Tuesday, October 25, 2011

Where you stand determines what you see


Police confront Occupy Melbourne protesters. (ABC News: Jon Harrison)

Where you stand determines what you see


I am a Baptist minister and trainer in nonviolent conflict transformation who attended the Occupy Melbourne demonstration on Friday.
We have a saying in nonviolence practice: "Where you stand determines what you see." Here's what I saw.
On Friday morning I was one of the last into the area before it was completely fenced off. I spent the next two hours moving between the lines of police and occupiers, asking them to remain human to one another, eventually kneeling in the space between them to pray for same. It's only when we dehumanise one another that we are capable of violence. People become "problems" to be solved instead of brothers and sisters to reason with and convince.
I read Melbourne Lord Mayor Robert Doyle's op-ed in the Herald Sun. I don't fit Mr Doyle's stereotype of "rabble". Neither did more than half the crowd there on Friday. I saw professionals, students, mothers, and tradies. In fact, the more violent the police response, the more diverse the crowd became as bystanders flocked to join the occupiers. I saw elderly shoppers in tears, clearly shocked by the brutality. Where you stand determines what you see. What they saw clearly helped them choose a side.
Mr Doyle asked of the Occupy Melbourne group, "What were those knives, hammers, bottles, bricks and fuel for?" Simple: they were used in the camp kitchen, Mr Doyle, to feed anyone who wanted food, including the homeless. The knives were used to butter bread, the bottles for drinking from, the fuel for cooking, the bricks and hammers to set up the camp. If any of those items were intended to be used as weapons, as you so obviously imply, why were they not used or even brandished as such? The occupiers had ample time and opportunity to do so. They didn't.
In fact, I ask Mr Doyle to show the public one instance of documented violence by the occupiers. If there was any such instance, you can be certain it would be all over the news - yet it is not. In fact, despite almost 100 arrests, not a single person has been charged with anything. On the other hand, YouTube (and even the Herald Sun website) is awash with examples of excessive police violence.
What is more, the eviction strategy backfired spectacularly.
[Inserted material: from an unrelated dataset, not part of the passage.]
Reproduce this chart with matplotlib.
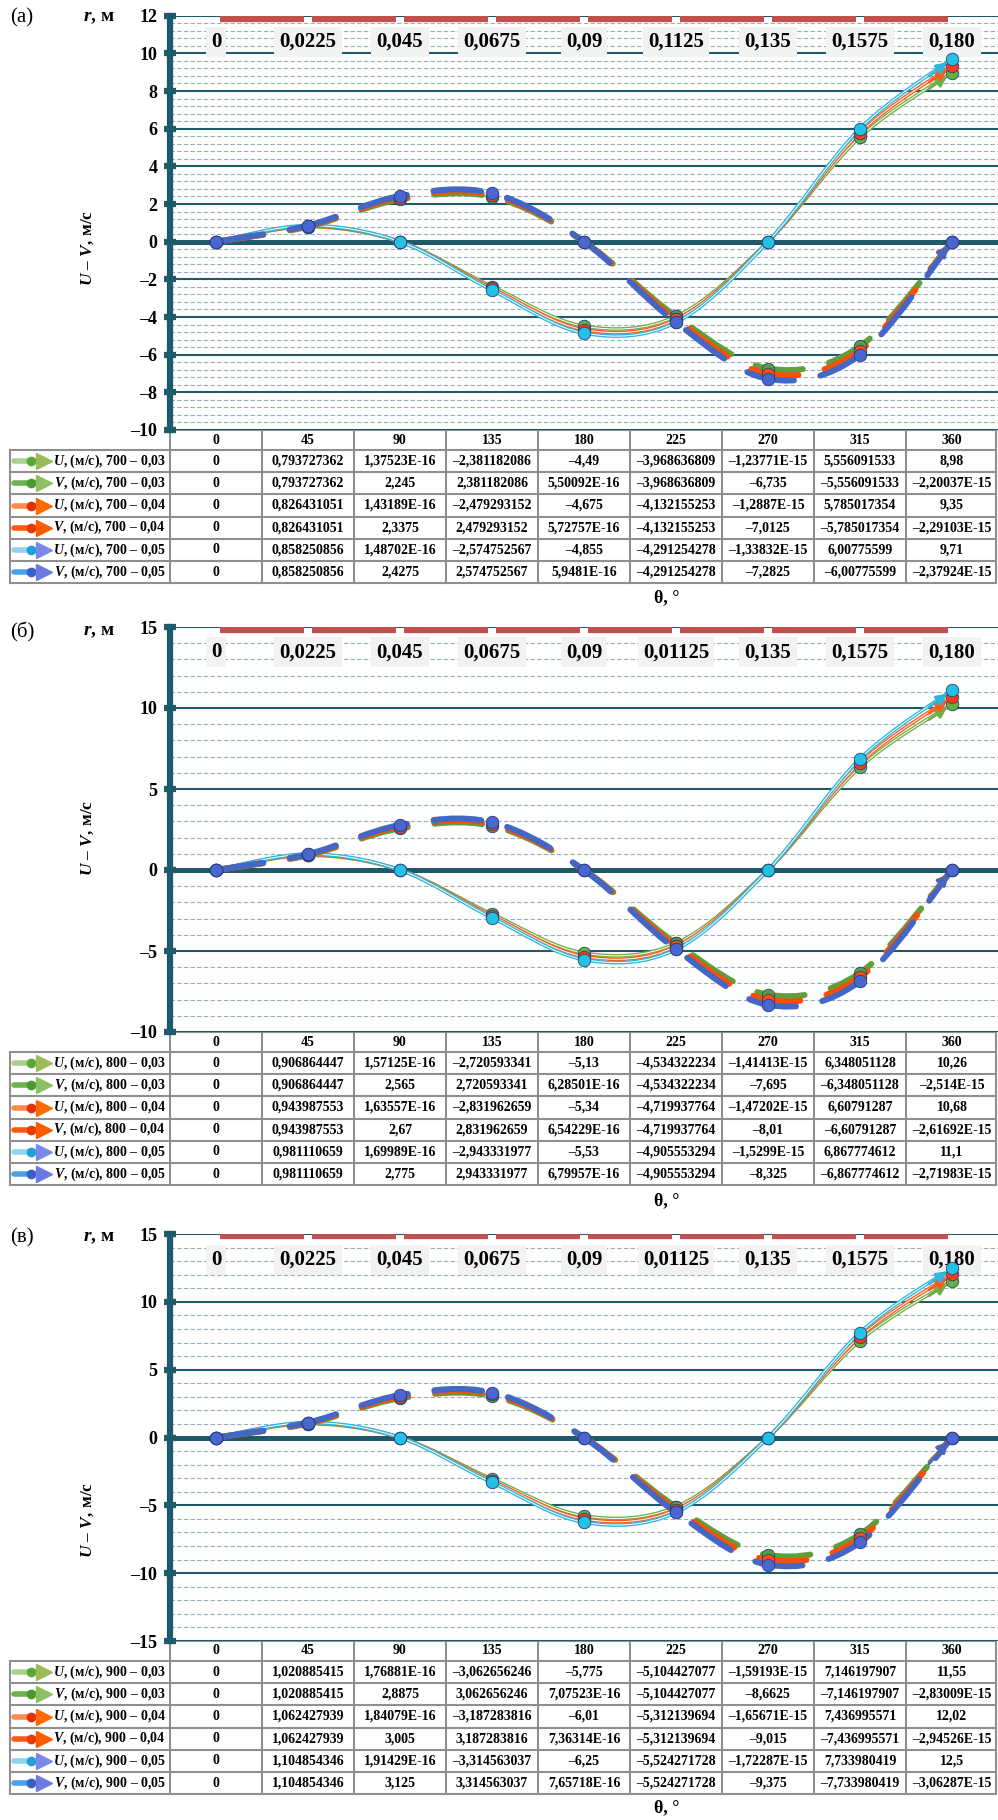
import numpy as np
import matplotlib.pyplot as plt
from matplotlib.path import Path
from matplotlib.patches import PathPatch
from matplotlib.ticker import MultipleLocator, FuncFormatter

plt.rcParams['font.family'] = ['Liberation Serif', 'DejaVu Serif']
plt.rcParams['font.weight'] = 'bold'
plt.rcParams['mathtext.fontset'] = 'custom'
plt.rcParams['mathtext.it'] = 'Liberation Serif:italic:bold'
plt.rcParams['mathtext.rm'] = 'Liberation Serif:bold'
plt.rcParams['mathtext.bf'] = 'Liberation Serif:bold'

# углы (категории) и подписи радиуса
theta = ['0', '45', '90', '135', '180', '225', '270', '315', '360']
r_labels_a = ['0', '0,0225', '0,045', '0,0675', '0,09', '0,1125', '0,135', '0,1575', '0,180']
r_labels_bc = ['0', '0,0225', '0,045', '0,0675', '0,09', '0,01125', '0,135', '0,1575', '0,180']
cases = ['0,03', '0,04', '0,05']

# (а) 700
a_U003 = ['0', '0,793727362', '1,37523E-16', '–2,381182086', '–4,49', '–3,968636809', '–1,23771E-15', '5,556091533', '8,98']
a_V003 = ['0', '0,793727362', '2,245', '2,381182086', '5,50092E-16', '–3,968636809', '–6,735', '–5,556091533', '–2,20037E-15']
a_U004 = ['0', '0,826431051', '1,43189E-16', '–2,479293152', '–4,675', '–4,132155253', '–1,2887E-15', '5,785017354', '9,35']
a_V004 = ['0', '0,826431051', '2,3375', '2,479293152', '5,72757E-16', '–4,132155253', '–7,0125', '–5,785017354', '–2,29103E-15']
a_U005 = ['0', '0,858250856', '1,48702E-16', '–2,574752567', '–4,855', '–4,291254278', '–1,33832E-15', '6,00775599', '9,71']
a_V005 = ['0', '0,858250856', '2,4275', '2,574752567', '5,9481E-16', '–4,291254278', '–7,2825', '–6,00775599', '–2,37924E-15']

# (б) 800
b_U003 = ['0', '0,906864447', '1,57125E-16', '–2,720593341', '–5,13', '–4,534322234', '–1,41413E-15', '6,348051128', '10,26']
b_V003 = ['0', '0,906864447', '2,565', '2,720593341', '6,28501E-16', '–4,534322234', '–7,695', '–6,348051128', '–2,514E-15']
b_U004 = ['0', '0,943987553', '1,63557E-16', '–2,831962659', '–5,34', '–4,719937764', '–1,47202E-15', '6,60791287', '10,68']
b_V004 = ['0', '0,943987553', '2,67', '2,831962659', '6,54229E-16', '–4,719937764', '–8,01', '–6,60791287', '–2,61692E-15']
b_U005 = ['0', '0,981110659', '1,69989E-16', '–2,943331977', '–5,53', '–4,905553294', '–1,5299E-15', '6,867774612', '11,1']
b_V005 = ['0', '0,981110659', '2,775', '2,943331977', '6,79957E-16', '–4,905553294', '–8,325', '–6,867774612', '–2,71983E-15']

# (в) 900
c_U003 = ['0', '1,020885415', '1,76881E-16', '–3,062656246', '–5,775', '–5,104427077', '–1,59193E-15', '7,146197907', '11,55']
c_V003 = ['0', '1,020885415', '2,8875', '3,062656246', '7,07523E-16', '–5,104427077', '–8,6625', '–7,146197907', '–2,83009E-15']
c_U004 = ['0', '1,062427939', '1,84079E-16', '–3,187283816', '–6,01', '–5,312139694', '–1,65671E-15', '7,436995571', '12,02']
c_V004 = ['0', '1,062427939', '3,005', '3,187283816', '7,36314E-16', '–5,312139694', '–9,015', '–7,436995571', '–2,94526E-15']
c_U005 = ['0', '1,104854346', '1,91429E-16', '–3,314563037', '–6,25', '–5,524271728', '–1,72287E-15', '7,733980419', '12,5']
c_V005 = ['0', '1,104854346', '3,125', '3,314563037', '7,65718E-16', '–5,524271728', '–9,375', '–7,733980419', '–3,06287E-15']

teal = '#1f5a6b'
u_colors = ['#70ad47', '#ff5b1a', '#2eb6dc']
v_colors = ['#5e9e3e', '#ff4e00', '#4466c4']
u_mark = ['#66b040', '#ff3a10', '#22c2e4']
v_mark = ['#5aa040', '#ff4a10', '#4a66d0']
icon_line = ['#a9d08e', '#6bb34a', '#ff8a4a', '#ff5a14', '#8fd3f0', '#4aa3e8']
icon_ball = ['#5aa83a', '#4a9a30', '#e03010', '#e83a00', '#20a0d8', '#3a60c8']
icon_head = ['#9bbb59', '#8cc063', '#ff6a00', '#ff5a00', '#7a88e8', '#6a7ae0']

W, H = 998, 1820
fig = plt.figure(figsize=(W / 100, H / 100), dpi=100)
ov = fig.add_axes([0, 0, 1, 1])
ov.set_xlim(0, W)
ov.set_ylim(H, 0)
ov.axis('off')


def num(s):
    return float(s.replace(',', '.').replace('–', '-'))


def smooth_path(xs, ys):
    pts = np.column_stack([xs, ys])
    n = len(pts)
    verts = [pts[0]]
    codes = [Path.MOVETO]
    for i in range(n - 1):
        p0 = pts[max(i - 1, 0)]
        p1 = pts[i]
        p2 = pts[i + 1]
        p3 = pts[min(i + 2, n - 1)]
        verts += [p1 + (p2 - p0) / 6, p2 - (p3 - p1) / 6, p2]
        codes += [Path.CURVE4] * 3
    return Path(verts, codes)


def draw_panel(top, bottom, letter, vel, rows, r_labels, ylim, major, minor,
               r_y, bar_y, letter_y, ylab_y, theta_y):
    ax = fig.add_axes([170 / W, 1 - bottom / H, (W - 170) / W, (bottom - top) / H])
    x = np.arange(len(theta))
    us = [[num(s) for s in rows[2 * k]] for k in range(3)]
    vs = [[num(s) for s in rows[2 * k + 1]] for k in range(3)]

    # линии U (сплошные, сглаженные)
    for k in range(3):
        ax.add_patch(PathPatch(smooth_path(x, us[k]), fill=False, lw=2.6,
                               ec=u_colors[k], zorder=3))
        ax.add_patch(PathPatch(smooth_path(x, us[k]), fill=False, lw=0.7,
                               ec='white', zorder=3))
    # линии V (штриховые)
    for k in range(3):
        ax.add_patch(PathPatch(smooth_path(x, vs[k]), fill=False, lw=4.3,
                               ec=v_colors[k], ls=(0, (8, 4.5)), capstyle='round',
                               zorder=4))
    for k in range(3):
        for ys, col, lc in ((us[k], u_mark[k], u_colors[k]), (vs[k], v_mark[k], v_colors[k])):
            ax.annotate('', xy=(x[-1], ys[-1]),
                        xytext=(x[-1] - 0.25, ys[-1] - 0.25 * (ys[-1] - ys[-2])),
                        arrowprops=dict(arrowstyle='-|>', color=lc, lw=2,
                                        mutation_scale=16, shrinkA=0, shrinkB=4),
                        zorder=5)
            ax.plot(x, ys, 'o', ms=9, mfc=col, mec='#2a3f7a', mew=0.6, zorder=6)

    # красные отрезки и подписи r
    for i in range(len(x) - 1):
        ax.plot([x[i] + 0.04, x[i + 1] - 0.04], [bar_y, bar_y], color='#c0504d',
                lw=4.5, solid_capstyle='butt', zorder=3)
    for i, lab in enumerate(r_labels):
        ax.text(x[i], r_y, lab, ha='center', va='center', fontsize=15, zorder=4,
                bbox=dict(boxstyle='square,pad=0.25', fc='#f2f2f2', ec='none'))

    ax.set_xlim(-0.5, len(x) - 0.5)
    ax.set_ylim(*ylim)
    ax.set_xticks([])
    ax.yaxis.set_major_locator(MultipleLocator(major))
    ax.yaxis.set_minor_locator(MultipleLocator(minor))
    ax.yaxis.set_major_formatter(FuncFormatter(lambda v, p: f'{v:g}'.replace('-', '–')))
    ax.grid(which='major', axis='y', color=teal, lw=1.5)
    ax.grid(which='minor', axis='y', color='#98afba', lw=0.8, ls=(0, (4, 2)))
    ax.axhline(0, color=teal, lw=3.6, zorder=2)
    ax.set_axisbelow(True)
    for sp in ('top', 'right', 'bottom'):
        ax.spines[sp].set_visible(False)
    ax.spines['left'].set_color(teal)
    ax.spines['left'].set_linewidth(4.5)
    ax.tick_params(axis='y', which='major', length=8, width=4.5, direction='inout',
                   color=teal, labelsize=13, pad=5)
    ax.tick_params(axis='y', which='minor', length=5, width=3, direction='inout', color=teal)

    # подписи панели
    ov.text(10, letter_y, letter, fontsize=15, fontweight='normal', va='center', ha='left')
    ov.text(83, letter_y, '$r$, м', fontsize=14, va='center', ha='left')
    ov.text(88, ylab_y, '$U$ – $V$, м/с', fontsize=12.5, rotation=90, va='center', ha='center')
    ov.text(667, theta_y, 'θ, °', fontsize=13, va='center', ha='center')

    # таблица данных
    hh, rh = 20, 22.2
    y0 = bottom
    y1 = y0 + hh
    yend = y1 + rh * 6
    gc = '#8f8f8f'
    cols = [170 + 92 * i for i in range(len(theta) + 1)]
    cols[-1] = W - 1.5
    ov.plot([170, cols[-1]], [y0, y0], color=gc, lw=1.5)
    for j in range(7):
        yy = y1 + rh * j
        ov.plot([10, cols[-1]], [yy, yy], color=gc, lw=1.5)
    ov.plot([10, 10], [y1, yend], color=gc, lw=1.5)
    for cx in cols:
        ov.plot([cx, cx], [y0, yend], color=gc, lw=1.5)
    for i, t in enumerate(theta):
        ov.text(cols[i] + 46, (y0 + y1) / 2, t, fontsize=10, ha='center', va='center')
    names = ['U', 'V']
    for j, vals in enumerate(rows):
        yc = y1 + rh * (j + 0.5)
        lab = f'${names[j % 2]}$, (м/с), {vel} – {cases[j // 2]}'
        ov.text(166, yc, lab, fontsize=10, ha='right', va='center')
        ov.plot([14, 40], [yc, yc], color=icon_line[j], lw=4, solid_capstyle='round')
        ov.plot([31], [yc], 'o', ms=6, color=icon_ball[j])
        ov.plot([44], [yc], '>', ms=11, color=icon_head[j])
        for i, s in enumerate(vals):
            ov.text(cols[i] + 46, yc, s, fontsize=10, ha='center', va='center')


draw_panel(15.7, 430, '(а)', '700', [a_U003, a_V003, a_U004, a_V004, a_U005, a_V005],
           r_labels_a, (-10, 12), 2, 0.4, 10.6, 11.82, 18, 248, 598)
draw_panel(627, 1032, '(б)', '800', [b_U003, b_V003, b_U004, b_V004, b_U005, b_V005],
           r_labels_bc, (-10, 15), 5, 1, 13.45, 14.8, 632, 838, 1201)
draw_panel(1234, 1641, '(в)', '900', [c_U003, c_V003, c_U004, c_V004, c_U005, c_V005],
           r_labels_bc, (-15, 15), 5, 1, 13.1, 14.85, 1238, 1520, 1808)

fig.savefig('out.png', dpi=100)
It moved the peaceful occupation of a public space onto the street where it was far more disruptive than it would otherwise have been. The police were clearly not in control, or they would have dispersed the group. As it was, they were incapable of moving the group more than a couple of hundred metres in more than seven hours, where they remained blocking intersections. Now far from being "returned to the people", the city square is blocked off with fences, security and guard dogs rendering it useless to anyone.
Certainly there were times when the language of demonstrators was inflammatory and abusive towards police. Arrests were often met with shouts of "Scum!" at police, which did nothing to calm the situation or advance the cause, particularly given police were frightened due to being clearly outnumbered by demonstrators. But while verbal violence went both ways, physical violence only went one way.
One chant Mr Doyle neglected to mention was, "The whole world is watching!" And thanks to mobile phones and social media, now the world knows what happens in Melbourne to those who express dissent for more than a day or two. Mr Doyle has embarrassed our state and our respected police force, by sending them in to do a job they should never have done. As a result of this overly aggressive 'strategy', the Occupy movement has attracted more sympathisers. They will return, and their numbers will only grow.
"The city must return to normal at some point," Mr Doyle declares. Whether you think "normal" is desirable depends largely on where you stand. In a country where more than 100,000 people go homeless every night while a small minority own billions, normal is precisely the problem this movement is decrying.
Many people have tried to justify police violence under the rubric of the occupiers' refusal to leave City Square voluntarily. Yet civil disobedience is a perfectly legitimate expression of political dissent in a democracy. As Lord Hoffman said in the UK House of Lords, "Civil disobedience on conscientious grounds has a long and honourable history…  It is the mark of a civilised community that it can accommodate protests and demonstrations of this kind." There was nothing civilised about the way police were used on Friday. Why send the riot squad to quell something that was never remotely riotous? Escalation of conflict and intimidation are the only answers, and were clearly the intent, to discredit and frighten what has been a peaceful occupation of a public space by a broad range of Melburnians.
"Where you stand determines what you see." Unfortunately Mr Doyle never actually attended the camp himself, so his perspective is less informed than it could have been, but if he thinks this movement - which has expressions in more than 1,500 cities around the world - are a "tiny number" he clearly stands with the 1 per cent, not the 99.

Rev Simon Moyle is an ordained Baptist minister with the GraceTree Community in Coburg. He is a nonviolence trainer with Pace e Bene Australia.